Conditions Of Symmetric Diffusion Equation And Its Exact Solution

The nonlinear phenomena widely appear in almost all the scientific fields such as physics, chemistry, biology, society, economy and so on. With the development of science, researches on the nonlinear systems are making more and more progress. As a result, to deal with the nonlinear equations that describe the nonlinear systems becomes one of the main and hot topics for the researchers.It is well known that the conditional symmetry method is an efficient way and play an important role to study the exact solution of nonlinear partial differential equation(PDE).
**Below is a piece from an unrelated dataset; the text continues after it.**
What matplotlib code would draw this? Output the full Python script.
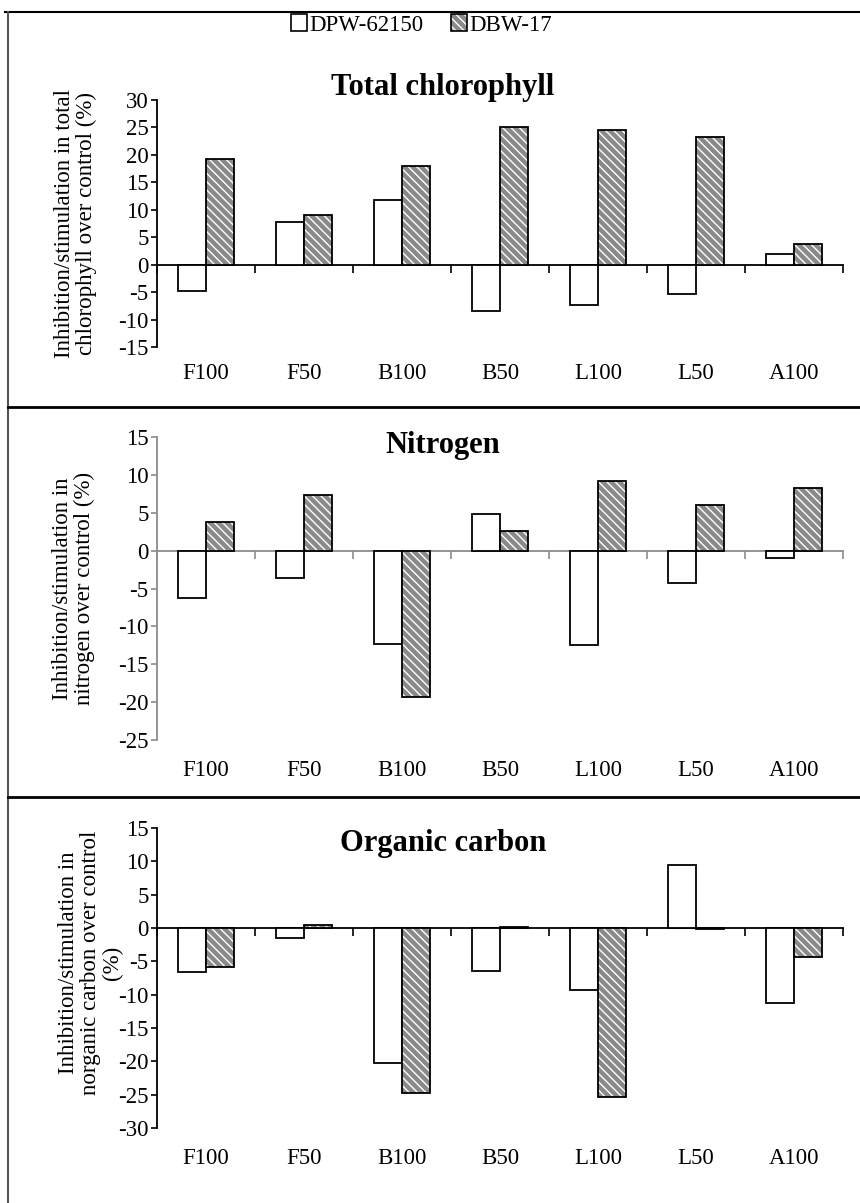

For the nonlinear PDE, there also have many method to obtain exact solutions, such as the Lie symmetry, direct method, anstaze approach, geometric method, generalized condition symmetry, formal variable separation approach and so on. In this article,we utilize the conditional symmetry method to study nonlinear diffusion equation based on physics.We obtain some interesting exact solutions by utilizing conditional symmetry method to study nonlinear PDE (1.35)In the chapter 1, we introduce some methods to study the exact solution of nonlinear partial differential equations.In the chapter 2, we utilize the conditional symmetry method to study nonlinear diffusion equation (1.35). A complete classification of the functional forms of the reaction coefficients and source terms is presented when the equation admits the conditional symmetry reduction.In the chapter 3,we reduce PDE (1.35),and obtain some exact solutions.